Não sou nenhum estudioso do assunto “Favela”, e não disponho de dados nem históricos nem sociais para corroborar o que penso, mas acredito que a raiz do problema esteja ligada não apenas à falta de planejamento urbano em si, mas à falta de planejamento no sentido amplo da palavra (não urbano, mas econômico/social e do estado) e a dois outros fatores importantes: interesses políticos e descumprimento das leis.
Não existe um planejamento de desenvolvimento regional para as cidades e estados brasileiros, o que impede o crescimento econômico de determinadas regiões, cerceando as oportunidades aos cidadãos.
Em paralelo, interesses políticos exortam um processo migratório descontrolado, transferindo problemas sócio-econômicos para os grandes centros urbanos, ao mesmo tempo em que a indústria das promessas eleitorais garantem votos em troca de títulos de posse de terrenos.

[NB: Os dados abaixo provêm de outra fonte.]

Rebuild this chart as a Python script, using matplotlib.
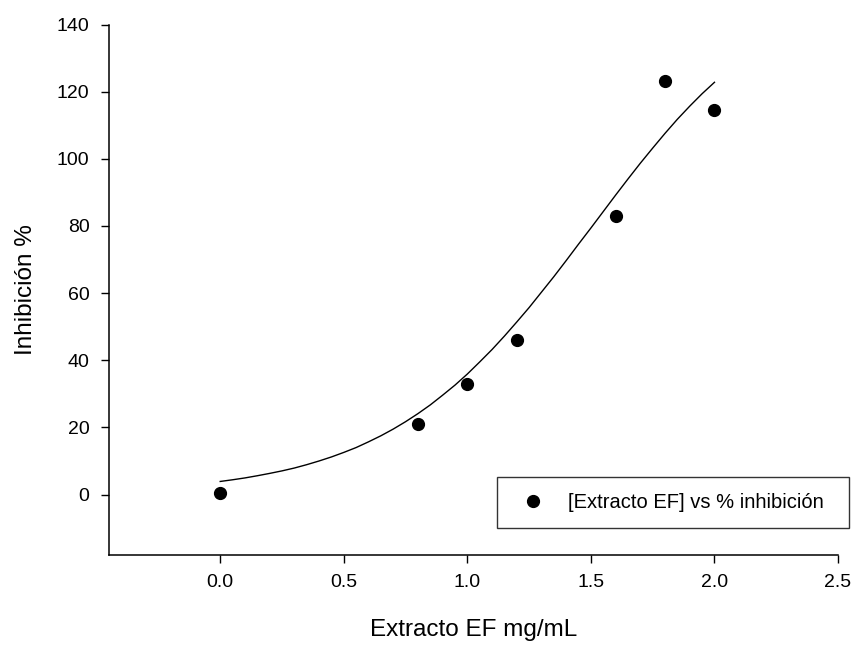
import matplotlib
matplotlib.use("Agg")
import matplotlib.pyplot as plt

plt.rcParams['font.family'] = ['Liberation Sans', 'DejaVu Sans']

# Data points
conc = [0.0, 0.8, 1.0, 1.2, 1.6, 1.8, 2.0]
inhib = [0.5, 21.0, 33.0, 46.0, 83.0, 123.2, 114.5]

# Fitted curve (every 0.05 mg/mL)
curve_x = [0.00, 0.05, 0.10, 0.15, 0.20, 0.25, 0.30, 0.35, 0.40, 0.45,
           0.50, 0.55, 0.60, 0.65, 0.70, 0.75, 0.80, 0.85, 0.90, 0.95,
           1.00, 1.05, 1.10, 1.15, 1.20, 1.25, 1.30, 1.35, 1.40, 1.45,
           1.50, 1.55, 1.60, 1.65, 1.70, 1.75, 1.80, 1.85, 1.90, 1.95, 2.00]
curve_y = [3.9, 4.4, 4.95, 5.6, 6.3, 7.05, 7.9, 8.9, 10.0, 11.2,
           12.55, 14.0, 15.7, 17.5, 19.5, 21.7, 24.1, 26.7, 29.6, 32.6,
           35.9, 39.5, 43.2, 47.2, 51.4, 55.7, 60.3, 64.9, 69.7, 74.6,
           79.4, 84.3, 89.2, 94.0, 98.7, 103.2, 107.6, 111.8, 115.7, 119.4, 122.8]

xticks = [0.0, 0.5, 1.0, 1.5, 2.0, 2.5]
yticks = [0, 20, 40, 60, 80, 100, 120, 140]

fig = plt.figure(figsize=(8.59, 6.46), dpi=100)
ax = fig.add_axes([0.1269, 0.1409, 0.8487, 0.8211])

ax.plot(curve_x, curve_y, color='black', linewidth=1.0)
ax.plot(conc, inhib, linestyle='none', marker='o', markersize=8.5,
        color='black', label='[Extracto EF] vs % inhibición')

ax.set_xlim(-0.45, 2.5)
ax.set_ylim(-18, 140)
ax.set_xticks(xticks)
ax.set_xticklabels([f"{t:.1f}" for t in xticks])
ax.set_yticks(yticks)

for s in ['top', 'right']:
    ax.spines[s].set_visible(False)
for s in ['left', 'bottom']:
    ax.spines[s].set_linewidth(1.1)

ax.tick_params(direction='out', length=6, width=1.0, labelsize=14, pad=8)

ax.set_xlabel('Extracto EF mg/mL', fontsize=17.5, labelpad=20)
ax.set_ylabel('Inhibición %', fontsize=17.5, labelpad=14)

leg = ax.legend(loc='lower left', bbox_to_anchor=(497/859, 1-528/646, (849-497)/859, (528-475)/646),
                bbox_transform=fig.transFigure, mode='expand', borderaxespad=0,
                fontsize=14.5, frameon=True, fancybox=False, handletextpad=0.75,
                borderpad=0.8, handlelength=2.0)
leg.get_frame().set_edgecolor('black')
leg.get_frame().set_linewidth(1.0)

fig.savefig('out.png', dpi=100)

Por fim, talvez também por permissividade política, as ocupações irregulares, muitas em áreas de risco, ao invés de serem combatidas conforme rezam a legislação e as Normas Técnicas, são “aceitas” por representar mais votos nas eleições, mais mão de obra barata, e mais necessidade de obras públicas que geram propina aos nossos governantes.
Há muita hipocrisia e omissão neste país, em todos os níveis sociais e culturais, e apenas com um projeto educacional apartidário e apolítico de longo prazo, alinhado a um planejamento econômico adequado, é que poderemos quem sabe daqui a 30, 40 anos, deixar de ser o “país do futuro” para ser um país justo.